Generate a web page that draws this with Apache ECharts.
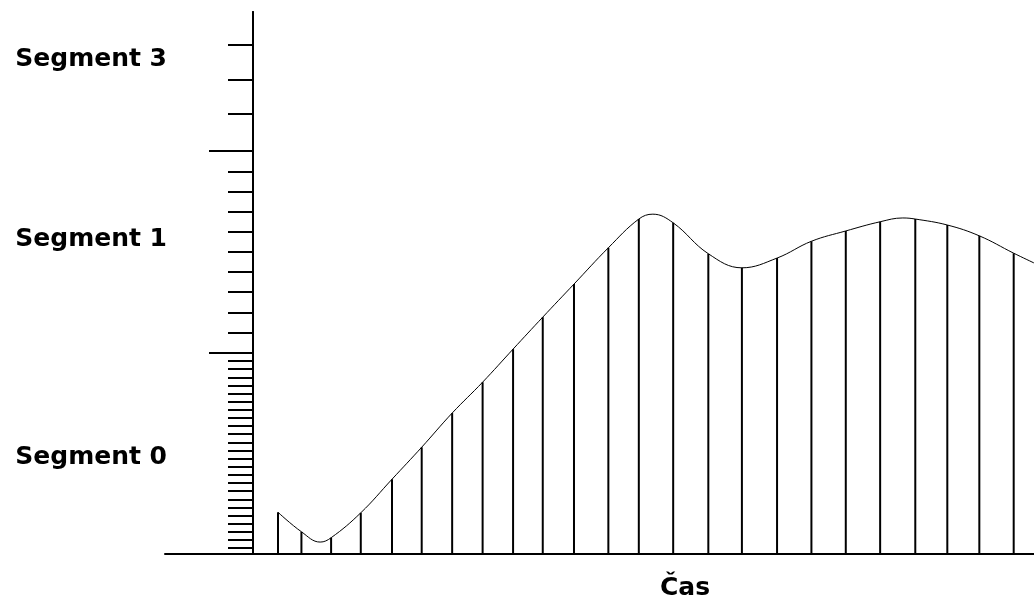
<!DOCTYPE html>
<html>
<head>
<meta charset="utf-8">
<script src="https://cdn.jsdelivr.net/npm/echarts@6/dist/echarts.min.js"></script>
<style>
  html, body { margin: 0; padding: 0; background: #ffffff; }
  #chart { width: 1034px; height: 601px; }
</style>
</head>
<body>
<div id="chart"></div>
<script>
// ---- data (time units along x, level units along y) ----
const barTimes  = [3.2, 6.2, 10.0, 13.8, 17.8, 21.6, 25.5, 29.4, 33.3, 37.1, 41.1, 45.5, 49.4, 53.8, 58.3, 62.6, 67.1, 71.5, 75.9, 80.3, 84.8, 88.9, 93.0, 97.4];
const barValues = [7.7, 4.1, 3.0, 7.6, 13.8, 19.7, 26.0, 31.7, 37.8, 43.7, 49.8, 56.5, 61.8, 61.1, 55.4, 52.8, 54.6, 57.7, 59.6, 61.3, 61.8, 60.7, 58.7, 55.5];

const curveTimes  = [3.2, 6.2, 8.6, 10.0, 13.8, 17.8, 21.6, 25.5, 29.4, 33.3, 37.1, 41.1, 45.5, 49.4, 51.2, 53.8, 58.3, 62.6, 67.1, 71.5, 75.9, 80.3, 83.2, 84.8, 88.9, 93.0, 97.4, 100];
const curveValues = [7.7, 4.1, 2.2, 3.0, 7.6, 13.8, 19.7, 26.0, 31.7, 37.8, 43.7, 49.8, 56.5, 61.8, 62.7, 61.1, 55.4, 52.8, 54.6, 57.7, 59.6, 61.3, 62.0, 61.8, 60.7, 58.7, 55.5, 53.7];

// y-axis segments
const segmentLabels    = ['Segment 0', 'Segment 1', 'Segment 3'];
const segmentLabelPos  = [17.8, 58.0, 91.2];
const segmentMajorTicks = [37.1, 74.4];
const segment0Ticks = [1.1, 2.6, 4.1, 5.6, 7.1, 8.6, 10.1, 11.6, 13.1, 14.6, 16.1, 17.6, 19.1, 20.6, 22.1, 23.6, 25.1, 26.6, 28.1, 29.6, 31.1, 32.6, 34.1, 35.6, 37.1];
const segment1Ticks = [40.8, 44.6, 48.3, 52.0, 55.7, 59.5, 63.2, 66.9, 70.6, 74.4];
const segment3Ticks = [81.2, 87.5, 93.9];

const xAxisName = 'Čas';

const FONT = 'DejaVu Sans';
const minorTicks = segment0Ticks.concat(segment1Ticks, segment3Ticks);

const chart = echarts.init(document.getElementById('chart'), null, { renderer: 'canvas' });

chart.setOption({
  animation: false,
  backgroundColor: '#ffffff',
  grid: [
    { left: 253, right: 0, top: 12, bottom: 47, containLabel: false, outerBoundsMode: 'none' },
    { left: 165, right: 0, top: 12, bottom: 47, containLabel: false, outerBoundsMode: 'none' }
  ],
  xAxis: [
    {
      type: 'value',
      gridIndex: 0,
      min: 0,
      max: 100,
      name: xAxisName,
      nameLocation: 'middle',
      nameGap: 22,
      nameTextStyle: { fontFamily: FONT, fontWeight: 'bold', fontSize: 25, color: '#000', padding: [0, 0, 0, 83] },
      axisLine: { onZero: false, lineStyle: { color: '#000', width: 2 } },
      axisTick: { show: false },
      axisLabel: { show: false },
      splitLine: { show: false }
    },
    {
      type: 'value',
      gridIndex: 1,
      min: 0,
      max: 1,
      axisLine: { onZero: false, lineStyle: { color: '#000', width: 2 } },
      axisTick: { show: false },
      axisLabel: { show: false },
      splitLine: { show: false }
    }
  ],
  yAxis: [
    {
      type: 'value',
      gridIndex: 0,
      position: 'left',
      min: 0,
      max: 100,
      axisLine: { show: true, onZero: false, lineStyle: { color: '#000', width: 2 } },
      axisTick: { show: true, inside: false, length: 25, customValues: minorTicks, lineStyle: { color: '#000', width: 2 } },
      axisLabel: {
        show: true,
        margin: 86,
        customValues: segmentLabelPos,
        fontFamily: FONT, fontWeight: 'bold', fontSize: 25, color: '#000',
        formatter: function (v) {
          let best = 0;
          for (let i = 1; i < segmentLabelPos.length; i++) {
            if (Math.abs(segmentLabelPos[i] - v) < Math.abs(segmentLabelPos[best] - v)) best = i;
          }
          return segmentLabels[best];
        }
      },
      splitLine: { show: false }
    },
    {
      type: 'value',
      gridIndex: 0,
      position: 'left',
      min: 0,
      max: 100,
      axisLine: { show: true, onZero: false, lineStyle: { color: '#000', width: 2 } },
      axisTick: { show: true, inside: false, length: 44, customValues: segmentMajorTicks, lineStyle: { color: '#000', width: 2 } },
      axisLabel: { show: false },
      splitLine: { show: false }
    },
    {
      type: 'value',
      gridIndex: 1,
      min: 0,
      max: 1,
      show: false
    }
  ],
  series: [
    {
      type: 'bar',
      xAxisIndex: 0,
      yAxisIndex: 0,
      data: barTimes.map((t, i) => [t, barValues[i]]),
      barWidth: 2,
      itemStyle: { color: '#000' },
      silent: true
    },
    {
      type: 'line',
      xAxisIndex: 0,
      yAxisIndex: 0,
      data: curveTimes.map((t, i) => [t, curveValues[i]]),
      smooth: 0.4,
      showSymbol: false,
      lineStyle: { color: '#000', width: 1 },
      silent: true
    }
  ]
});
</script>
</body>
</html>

> **Stated task**: Output the lines above in full and exactly as given, omitting any pictures.

> **The solution**:
Generate a web page that draws this with Apache ECharts.
<!DOCTYPE html>
<html>
<head>
<meta charset="utf-8">
<script src="https://cdn.jsdelivr.net/npm/echarts@6/dist/echarts.min.js"></script>
<style>
  html, body { margin: 0; padding: 0; background: #ffffff; }
  #chart { width: 1034px; height: 601px; }
</style>
</head>
<body>
<div id="chart"></div>
<script>
// ---- data (time units along x, level units along y) ----
const barTimes  = [3.2, 6.2, 10.0, 13.8, 17.8, 21.6, 25.5, 29.4, 33.3, 37.1, 41.1, 45.5, 49.4, 53.8, 58.3, 62.6, 67.1, 71.5, 75.9, 80.3, 84.8, 88.9, 93.0, 97.4];
const barValues = [7.7, 4.1, 3.0, 7.6, 13.8, 19.7, 26.0, 31.7, 37.8, 43.7, 49.8, 56.5, 61.8, 61.1, 55.4, 52.8, 54.6, 57.7, 59.6, 61.3, 61.8, 60.7, 58.7, 55.5];

const curveTimes  = [3.2, 6.2, 8.6, 10.0, 13.8, 17.8, 21.6, 25.5, 29.4, 33.3, 37.1, 41.1, 45.5, 49.4, 51.2, 53.8, 58.3, 62.6, 67.1, 71.5, 75.9, 80.3, 83.2, 84.8, 88.9, 93.0, 97.4, 100];
const curveValues = [7.7, 4.1, 2.2, 3.0, 7.6, 13.8, 19.7, 26.0, 31.7, 37.8, 43.7, 49.8, 56.5, 61.8, 62.7, 61.1, 55.4, 52.8, 54.6, 57.7, 59.6, 61.3, 62.0, 61.8, 60.7, 58.7, 55.5, 53.7];

// y-axis segments
const segmentLabels    = ['Segment 0', 'Segment 1', 'Segment 3'];
const segmentLabelPos  = [17.8, 58.0, 91.2];
const segmentMajorTicks = [37.1, 74.4];
const segment0Ticks = [1.1, 2.6, 4.1, 5.6, 7.1, 8.6, 10.1, 11.6, 13.1, 14.6, 16.1, 17.6, 19.1, 20.6, 22.1, 23.6, 25.1, 26.6, 28.1, 29.6, 31.1, 32.6, 34.1, 35.6, 37.1];
const segment1Ticks = [40.8, 44.6, 48.3, 52.0, 55.7, 59.5, 63.2, 66.9, 70.6, 74.4];
const segment3Ticks = [81.2, 87.5, 93.9];

const xAxisName = 'Čas';

const FONT = 'DejaVu Sans';
const minorTicks = segment0Ticks.concat(segment1Ticks, segment3Ticks);

const chart = echarts.init(document.getElementById('chart'), null, { renderer: 'canvas' });

chart.setOption({
  animation: false,
  backgroundColor: '#ffffff',
  grid: [
    { left: 253, right: 0, top: 12, bottom: 47, containLabel: false, outerBoundsMode: 'none' },
    { left: 165, right: 0, top: 12, bottom: 47, containLabel: false, outerBoundsMode: 'none' }
  ],
  xAxis: [
    {
      type: 'value',
      gridIndex: 0,
      min: 0,
      max: 100,
      name: xAxisName,
      nameLocation: 'middle',
      nameGap: 22,
      nameTextStyle: { fontFamily: FONT, fontWeight: 'bold', fontSize: 25, color: '#000', padding: [0, 0, 0, 83] },
      axisLine: { onZero: false, lineStyle: { color: '#000', width: 2 } },
      axisTick: { show: false },
      axisLabel: { show: false },
      splitLine: { show: false }
    },
    {
      type: 'value',
      gridIndex: 1,
      min: 0,
      max: 1,
      axisLine: { onZero: false, lineStyle: { color: '#000', width: 2 } },
      axisTick: { show: false },
      axisLabel: { show: false },
      splitLine: { show: false }
    }
  ],
  yAxis: [
    {
      type: 'value',
      gridIndex: 0,
      position: 'left',
      min: 0,
      max: 100,
      axisLine: { show: true, onZero: false, lineStyle: { color: '#000', width: 2 } },
      axisTick: { show: true, inside: false, length: 25, customValues: minorTicks, lineStyle: { color: '#000', width: 2 } },
      axisLabel: {
        show: true,
        margin: 86,
        customValues: segmentLabelPos,
        fontFamily: FONT, fontWeight: 'bold', fontSize: 25, color: '#000',
        formatter: function (v) {
          let best = 0;
          for (let i = 1; i < segmentLabelPos.length; i++) {
            if (Math.abs(segmentLabelPos[i] - v) < Math.abs(segmentLabelPos[best] - v)) best = i;
          }
          return segmentLabels[best];
        }
      },
      splitLine: { show: false }
    },
    {
      type: 'value',
      gridIndex: 0,
      position: 'left',
      min: 0,
      max: 100,
      axisLine: { show: true, onZero: false, lineStyle: { color: '#000', width: 2 } },
      axisTick: { show: true, inside: false, length: 44, customValues: segmentMajorTicks, lineStyle: { color: '#000', width: 2 } },
      axisLabel: { show: false },
      splitLine: { show: false }
    },
    {
      type: 'value',
      gridIndex: 1,
      min: 0,
      max: 1,
      show: false
    }
  ],
  series: [
    {
      type: 'bar',
      xAxisIndex: 0,
      yAxisIndex: 0,
      data: barTimes.map((t, i) => [t, barValues[i]]),
      barWidth: 2,
      itemStyle: { color: '#000' },
      silent: true
    },
    {
      type: 'line',
      xAxisIndex: 0,
      yAxisIndex: 0,
      data: curveTimes.map((t, i) => [t, curveValues[i]]),
      smooth: 0.4,
      showSymbol: false,
      lineStyle: { color: '#000', width: 1 },
      silent: true
    }
  ]
});
</script>
</body>
</html>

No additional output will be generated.